# [Required task]
Drop every picture. Then return, exactly, the lines from the beginning of the listing below through the one containing "Serif, Times New".

# [Raw data]
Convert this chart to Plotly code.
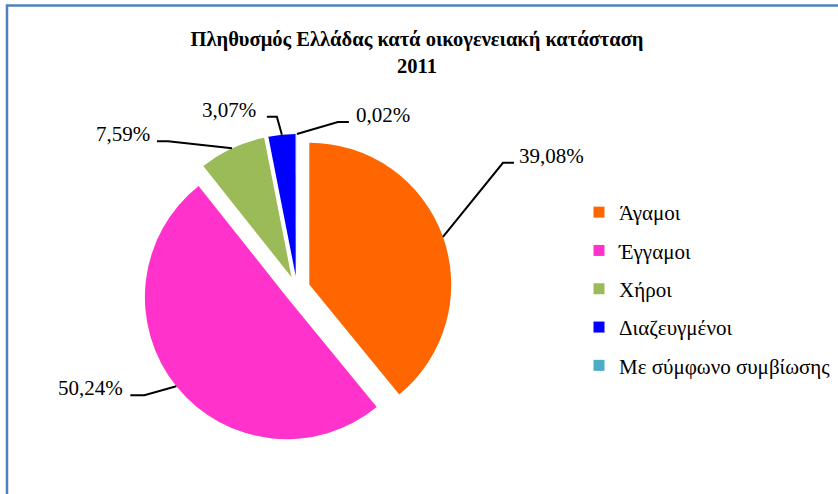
import plotly.graph_objects as go
import math

categories = ["Άγαμοι", "Έγγαμοι", "Χήροι", "Διαζευγμένοι", "Με σύμφωνο συμβίωσης"]
shares = [39.08, 50.24, 7.59, 3.07, 0.02]
colors = ["#FF6600", "#FF33CC", "#9BBB59", "#0000FF", "#4BACC6"]
title_lines = ["Πληθυσμός Ελλάδας κατά οικογενειακή κατάσταση", "2011"]

W, H = 838, 494
FONT = "Liberation Serif, Times New Roman, serif"

# pie geometry (pixels)
CX, CY, BOX, PULL = 297, 289, 310, 0.092
R_RIM = BOX / 2  # rim distance of pulled slice at its bisector

# label placement styles: elbow offset from rim (px), horizontal stub length (px), text gap (px)
label_elbow = [(60, -74), (-32, 9), (-64, -7), (-5, -18), (41, -12)]
label_stub = [11, -14, -11, -10, 11]
label_gap = [3, 5, 5, 9, 5]

fig = go.Figure()
fig.add_trace(go.Pie(
    labels=categories,
    values=shares,
    sort=False,
    direction="clockwise",
    rotation=0,
    pull=[PULL] * len(shares),
    marker=dict(colors=colors, line=dict(width=0)),
    textinfo="none",
    showlegend=False,
    automargin=False,
    domain=dict(x=[(CX - BOX / 2) / W, (CX + BOX / 2) / W],
                y=[1 - (CY + BOX / 2) / H, 1 - (CY - BOX / 2) / H]),
))

# legend entries
for c, col in zip(categories, colors):
    fig.add_trace(go.Scatter(
        x=[None], y=[None], mode="markers", name=c, legendgroup=c,
        marker=dict(symbol="square", size=11, color=col),
        showlegend=True, hoverinfo="skip",
    ))

def px2paper(x, y):
    return x / W, 1 - y / H

shapes = [dict(type="rect", xref="paper", yref="paper",
               x0=7 / W, x1=1.05, y0=-0.05, y1=1 - 5.5 / H,
               line=dict(color="#4F81BD", width=2.5))]
annotations = []
total = sum(shares)
cum = 0.0
for i, v in enumerate(shares):
    mid = 2 * math.pi * (cum + v / 2) / total
    cum += v
    rx = CX + R_RIM * math.sin(mid)
    ry = CY - R_RIM * math.cos(mid)
    ex, ey = rx + label_elbow[i][0], ry + label_elbow[i][1]
    sx, sy = ex + label_stub[i], ey
    pts = [px2paper(rx, ry), px2paper(ex, ey), px2paper(sx, sy)]
    path = "M {:.5f},{:.5f} L {:.5f},{:.5f} L {:.5f},{:.5f}".format(*pts[0], *pts[1], *pts[2])
    shapes.append(dict(type="path", xref="paper", yref="paper", path=path,
                       line=dict(color="#000000", width=2)))
    side = 1 if label_stub[i] > 0 else -1
    tx, ty = px2paper(sx + side * label_gap[i], sy - 7)
    annotations.append(dict(
        x=tx, y=ty, xref="paper", yref="paper", showarrow=False,
        xanchor="left" if side > 0 else "right", yanchor="middle",
        text=("{:.2f}".format(v)).replace(".", ",") + "%",
        font=dict(family=FONT, size=21, color="#000000"),
    ))

fig.update_layout(
    width=W, height=H,
    margin=dict(l=0, r=0, t=0, b=0),
    paper_bgcolor="white", plot_bgcolor="white",
    font=dict(family=FONT, size=20, color="#000000"),
    separators=",.",
    title=dict(
        text="<b>" + "<br>".join(title_lines) + "</b>",
        x=417 / W, xanchor="center", y=1 - 46 / H, yanchor="top",
        font=dict(family=FONT, size=20.5, color="#000000"),
    ),
    xaxis=dict(visible=False), yaxis=dict(visible=False),
    legend=dict(
        x=579 / W, xanchor="left", y=1 - 192 / H, yanchor="top",
        font=dict(family=FONT, size=21, color="#000000"),
        tracegroupgap=8, itemwidth=30, bgcolor="rgba(0,0,0,0)",
    ),
    shapes=shapes,
    annotations=annotations,
)

fig.write_html("out.html", config={"displayModeBar": False},
               post_script="document.body.style.margin='0';")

# [Output below]
Convert this chart to Plotly code.
import plotly.graph_objects as go
import math

categories = ["Άγαμοι", "Έγγαμοι", "Χήροι", "Διαζευγμένοι", "Με σύμφωνο συμβίωσης"]
shares = [39.08, 50.24, 7.59, 3.07, 0.02]
colors = ["#FF6600", "#FF33CC", "#9BBB59", "#0000FF", "#4BACC6"]
title_lines = ["Πληθυσμός Ελλάδας κατά οικογενειακή κατάσταση", "2011"]

W, H = 838, 494
FONT = "Liberation Serif, Times New Roman, serif"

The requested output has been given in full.